— Start —
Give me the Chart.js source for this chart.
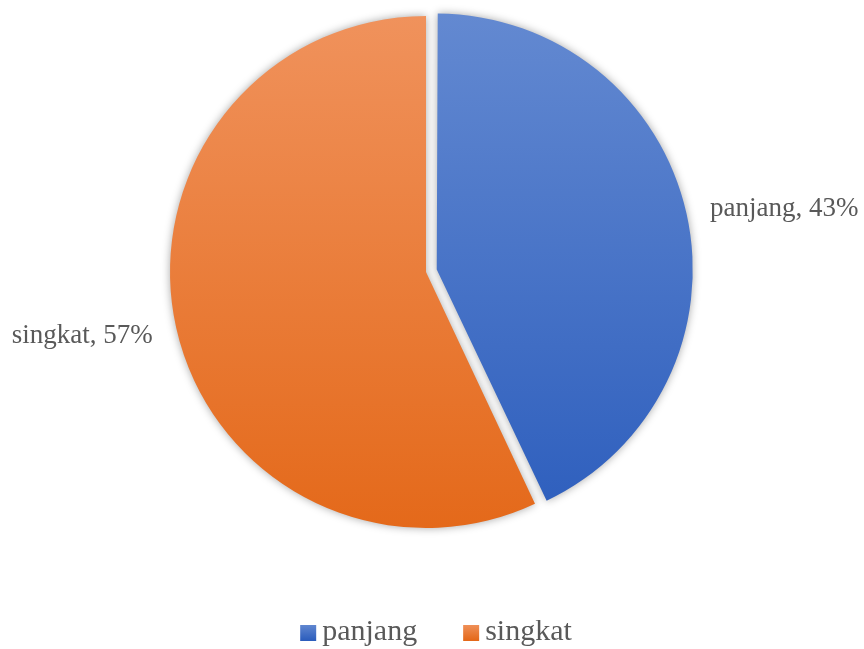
<!DOCTYPE html>
<html><head><meta charset="utf-8">
<script src="https://cdn.jsdelivr.net/npm/chart.js@4/dist/chart.umd.min.js"></script>
<style>html,body{margin:0;padding:0;background:#fff}#wrap{width:864px;height:649px;position:relative}</style>
</head><body><div id="wrap"><canvas id="c"></canvas></div>
<script>
const categories = ['panjang', 'singkat'];
const values = [43, 57];
const topColors = ['#6389d1', '#f0925c'];
const bottomColors = ['#2d5ebd', '#e4691a'];

const FONT = "'Liberation Serif', 'DejaVu Serif', serif";
const R = 256;

function sliceFill(ctx) {
  const i = ctx.dataIndex;
  const chart = ctx.chart;
  const a = chart.chartArea;
  if (!a || i === undefined) return topColors[i || 0];
  const cy = (a.top + a.bottom) / 2;
  const g = chart.ctx.createLinearGradient(0, cy - R, 0, cy + R);
  g.addColorStop(0, topColors[i]);
  g.addColorStop(1, bottomColors[i]);
  return g;
}

// keep exploded slice at the same radius as the others
const radiusFixPlugin = {
  id: 'radiusFix',
  afterDatasetUpdate(chart, args) {
    args.meta.data.forEach(arc => {
      const off = ((arc.options && arc.options.offset) || 0) / 4;
      if (!off) return;
      const fix = 1 - Math.sin(Math.min(Math.PI, arc.circumference || 0));
      arc.outerRadius = arc.outerRadius - off * fix;
    });
  }
};

const shadowPlugin = {
  id: 'shadow',
  beforeDatasetsDraw(chart) {
    const c = chart.ctx;
    c.save();
    c.shadowColor = 'rgba(0,0,0,0.35)';
    c.shadowBlur = 9;
    c.shadowOffsetX = 0;
    c.shadowOffsetY = 0;
  },
  afterDatasetsDraw(chart) { chart.ctx.restore(); }
};

const labelPlugin = {
  id: 'sliceLabels',
  afterDatasetsDraw(chart) {
    const c = chart.ctx;
    const meta = chart.getDatasetMeta(0);
    const total = values.reduce((s, v) => s + v, 0);
    c.save();
    c.font = '27px ' + FONT;
    c.fillStyle = '#595959';
    c.textBaseline = 'middle';
    meta.data.forEach((arc, i) => {
      const mid = (arc.startAngle + arc.endAngle) / 2;
      const off = ((arc.options && arc.options.offset) || 0) / 4;
      const rr = R + 24 + off;
      const x = arc.x + Math.cos(mid) * rr;
      const y = arc.y + Math.sin(mid) * rr + (Math.cos(mid) < 0 ? 3 : 0);
      c.textAlign = Math.cos(mid) >= 0 ? 'left' : 'right';
      const pct = Math.round(values[i] / total * 100);
      c.fillText(categories[i] + ', ' + pct + '%', x, y);
    });
    c.restore();
  }
};

const legendPlugin = {
  id: 'bottomLegend',
  afterDraw(chart) {
    const c = chart.ctx;
    c.save();
    c.font = '30px ' + FONT;
    c.textBaseline = 'middle';
    c.textAlign = 'left';
    const box = 16, gapText = 6, gapItem = 46;
    const widths = categories.map(t => c.measureText(t).width);
    let total = 0;
    widths.forEach((w, i) => { total += box + gapText + w + (i < widths.length - 1 ? gapItem : 0); });
    let x = 436 - total / 2;
    const y = 632;
    categories.forEach((t, i) => {
      const g = c.createLinearGradient(0, y - box / 2, 0, y + box / 2);
      g.addColorStop(0, topColors[i]);
      g.addColorStop(1, bottomColors[i]);
      c.fillStyle = g;
      c.fillRect(x, y + 1 - box / 2, box, box);
      x += box + gapText;
      c.fillStyle = '#595959';
      c.fillText(t, x, y);
      x += widths[i] + gapItem;
    });
    c.restore();
  }
};

new Chart(document.getElementById('c'), {
  type: 'pie',
  data: {
    labels: categories,
    datasets: [{
      data: values,
      backgroundColor: sliceFill,
      borderWidth: 0,
      offset: [44, 0],
      radius: R
    }]
  },
  options: {
    responsive: true,
    maintainAspectRatio: false,
    animation: false,
    layout: { padding: { top: 0, right: 12, left: 0, bottom: 105 } },
    plugins: {
      tooltip: { enabled: false },
      legend: { display: false }
    }
  },
  plugins: [radiusFixPlugin, shadowPlugin, labelPlugin, legendPlugin]
});
</script>
</body></html>
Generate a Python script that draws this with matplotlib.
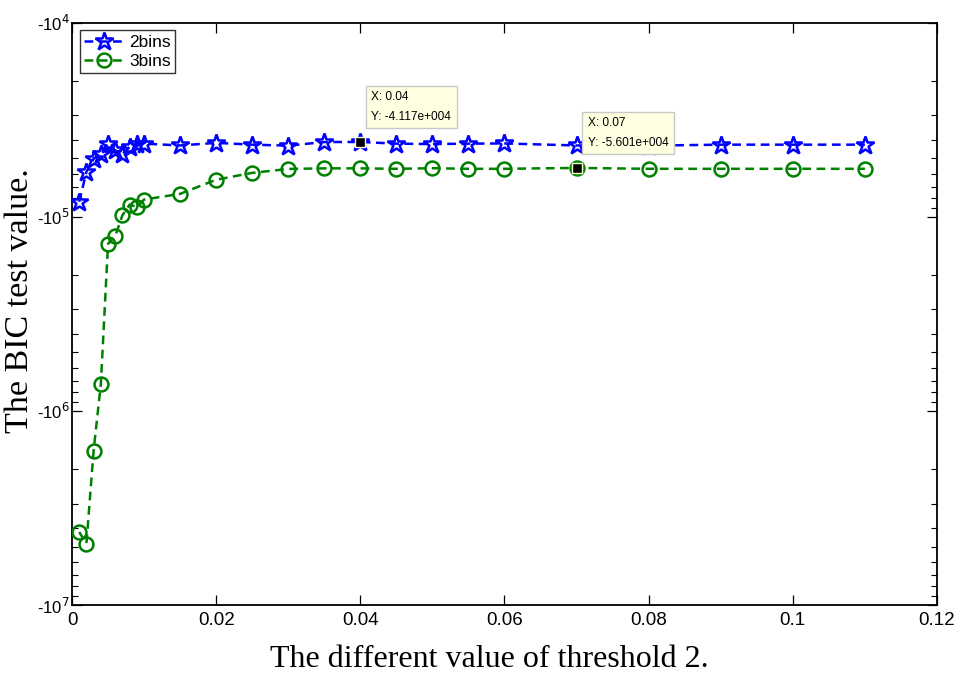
import math
import matplotlib
matplotlib.use("Agg")
import matplotlib.pyplot as plt
from matplotlib.ticker import FixedLocator, FuncFormatter, LogLocator, NullFormatter

# Threshold values (x) and BIC magnitudes; BIC values are negative, plotted by |BIC|
threshold = [0.001, 0.002, 0.003, 0.004, 0.005, 0.006, 0.007, 0.008, 0.009, 0.010,
             0.015, 0.020, 0.025, 0.030, 0.035, 0.040, 0.045, 0.050, 0.055, 0.060,
             0.070, 0.080, 0.090, 0.100, 0.110]

bic_2bins = [83.7e3, 58.7e3, 50.2e3, 47.3e3, 42.0e3, 45.5e3, 47.3e3, 43.7e3, 42.0e3, 42.0e3,
             42.9e3, 41.6e3, 42.5e3, 43.0e3, 41.2e3, 41.17e3, 42.0e3, 42.2e3, 42.0e3, 41.9e3,
             42.9e3, 43.0e3, 42.5e3, 42.5e3, 42.5e3]

bic_3bins = [4.21e6, 4.83e6, 1.60e6, 7.27e5, 1.377e5, 1.257e5, 9.80e4, 8.65e4, 8.92e4, 8.15e4,
             7.62e4, 6.44e4, 5.94e4, 5.67e4, 5.63e4, 5.63e4, 5.66e4, 5.62e4, 5.66e4, 5.66e4,
             5.601e4, 5.66e4, 5.66e4, 5.66e4, 5.66e4]

series_labels = ["2bins", "3bins"]
x_ticks = [0, 0.02, 0.04, 0.06, 0.08, 0.1, 0.12]
x_tick_labels = ["0", "0.02", "0.04", "0.06", "0.08", "0.1", "0.12"]
y_decades = [4, 5, 6, 7]

# data tips: (series index, x value)
tips = [(0, 0.040), (1, 0.070)]

sans = "Liberation Sans"
label_font = "Liberation Serif"

fig = plt.figure(figsize=(9.6, 6.75), dpi=100)
ax = fig.add_axes([0.075, 0.1037, 0.901, 0.8627])

ax.plot(threshold, bic_2bins, linestyle="--", color="#0000ff", linewidth=1.8,
        marker="*", markersize=13.5, markerfacecolor="none", markeredgecolor="#0000ff",
        markeredgewidth=1.8, dashes=(3.5, 2.2), label=series_labels[0], zorder=3)
ax.plot(threshold, bic_3bins, linestyle="--", color="#008000", linewidth=1.8,
        marker="o", markersize=10, markerfacecolor="none", markeredgecolor="#008000",
        markeredgewidth=1.8, dashes=(3.5, 2.2), label=series_labels[1], zorder=3)

ax.set_yscale("log")
ax.set_ylim(1e7, 1e4)  # larger magnitude (more negative) at the bottom
ax.set_xlim(0, 0.12)

ax.yaxis.set_major_locator(FixedLocator([10.0 ** d for d in y_decades]))
ax.yaxis.set_minor_locator(LogLocator(base=10, subs=range(2, 10)))
ax.yaxis.set_minor_formatter(NullFormatter())
ax.yaxis.set_major_formatter(FuncFormatter(lambda v, p: r"-10$^{%d}$" % round(math.log10(v))))

ax.xaxis.set_major_locator(FixedLocator(x_ticks))
ax.set_xticklabels(x_tick_labels)

ax.tick_params(which="both", direction="in", top=True, right=True)
ax.tick_params(which="major", length=7, width=0.9)
ax.tick_params(which="minor", length=4, width=0.8)
ax.tick_params(axis="x", which="major", pad=5)
ax.tick_params(axis="y", which="major", pad=1.5)
for lab in ax.get_xticklabels():
    lab.set_fontfamily(sans)
    lab.set_fontsize(13.5)
for lab in ax.get_yticklabels():
    lab.set_fontfamily(sans)
    lab.set_fontsize(12)
for s in ax.spines.values():
    s.set_linewidth(1.3)

ax.set_xlabel("The different value of threshold 2.", fontfamily=label_font, fontsize=23)
ax.xaxis.set_label_coords(0.483, -0.068)
ax.set_ylabel("The BIC test value.", fontfamily=label_font, fontsize=24.5,
              va="center", ha="center")
ax.yaxis.set_label_coords(-0.0607, 0.522)

leg = ax.legend(loc="upper left", bbox_to_anchor=(0.0, 1.0), frameon=True, fancybox=False,
                edgecolor="black", prop={"family": sans, "size": 12.5},
                handlelength=2.3, handletextpad=0.3, borderpad=0.25, labelspacing=0.2,
                borderaxespad=0.45)
leg.get_frame().set_linewidth(1.0)

# data tips with highlighted points
series = [bic_2bins, bic_3bins]
for si, xv in tips:
    yv = series[si][threshold.index(xv)]
    ax.plot([xv], [yv], marker="s", markersize=7, color="black",
            markeredgecolor="#ffffcc", markeredgewidth=1.0, zorder=6, linestyle="none")
    txt = "X: %g\nY: -%.3fe+004" % (xv, yv / 1e4)
    ax.annotate(txt, xy=(xv, yv), xytext=(11, 19), textcoords="offset pixels",
                fontsize=8.6, fontfamily=sans, ha="left", va="bottom",
                linespacing=1.85,
                bbox=dict(boxstyle="square,pad=0.45", facecolor="#ffffe1",
                          edgecolor="#c8c8c8", linewidth=1.0),
                zorder=7)

fig.savefig("out.png", dpi=100)
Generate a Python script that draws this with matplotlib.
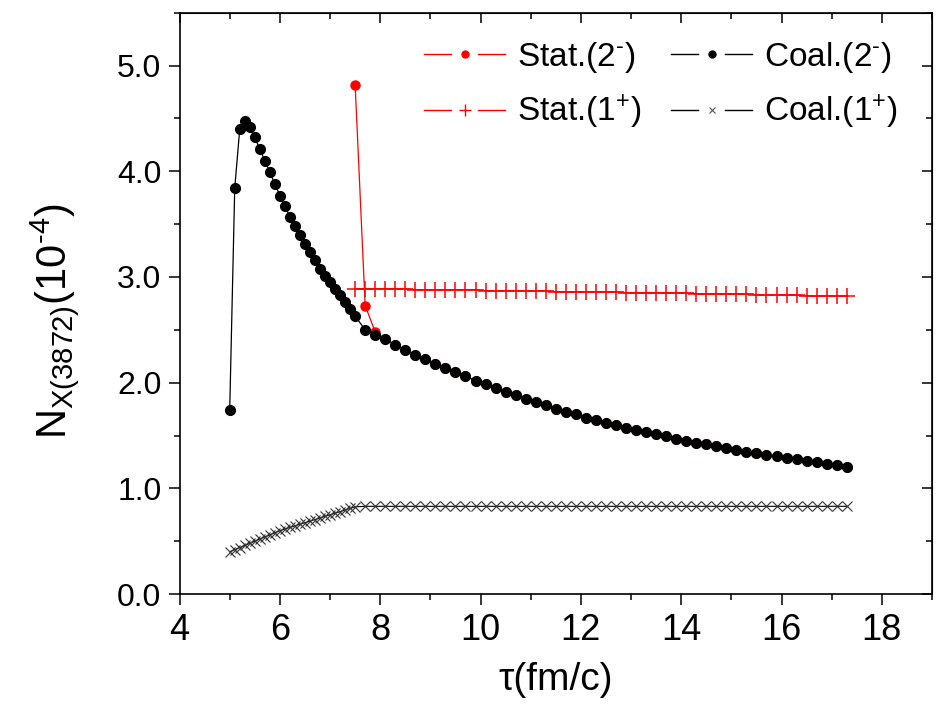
— End —
# Given instruction
Repeat, exactly and in full, each line from the start of the data to the line that contains "const R = 256;". Pictures do not go in.

# Solution below
Give me the Chart.js source for this chart.
<!DOCTYPE html>
<html><head><meta charset="utf-8">
<script src="https://cdn.jsdelivr.net/npm/chart.js@4/dist/chart.umd.min.js"></script>
<style>html,body{margin:0;padding:0;background:#fff}#wrap{width:864px;height:649px;position:relative}</style>
</head><body><div id="wrap"><canvas id="c"></canvas></div>
<script>
const categories = ['panjang', 'singkat'];
const values = [43, 57];
const topColors = ['#6389d1', '#f0925c'];
const bottomColors = ['#2d5ebd', '#e4691a'];

const FONT = "'Liberation Serif', 'DejaVu Serif', serif";
const R = 256;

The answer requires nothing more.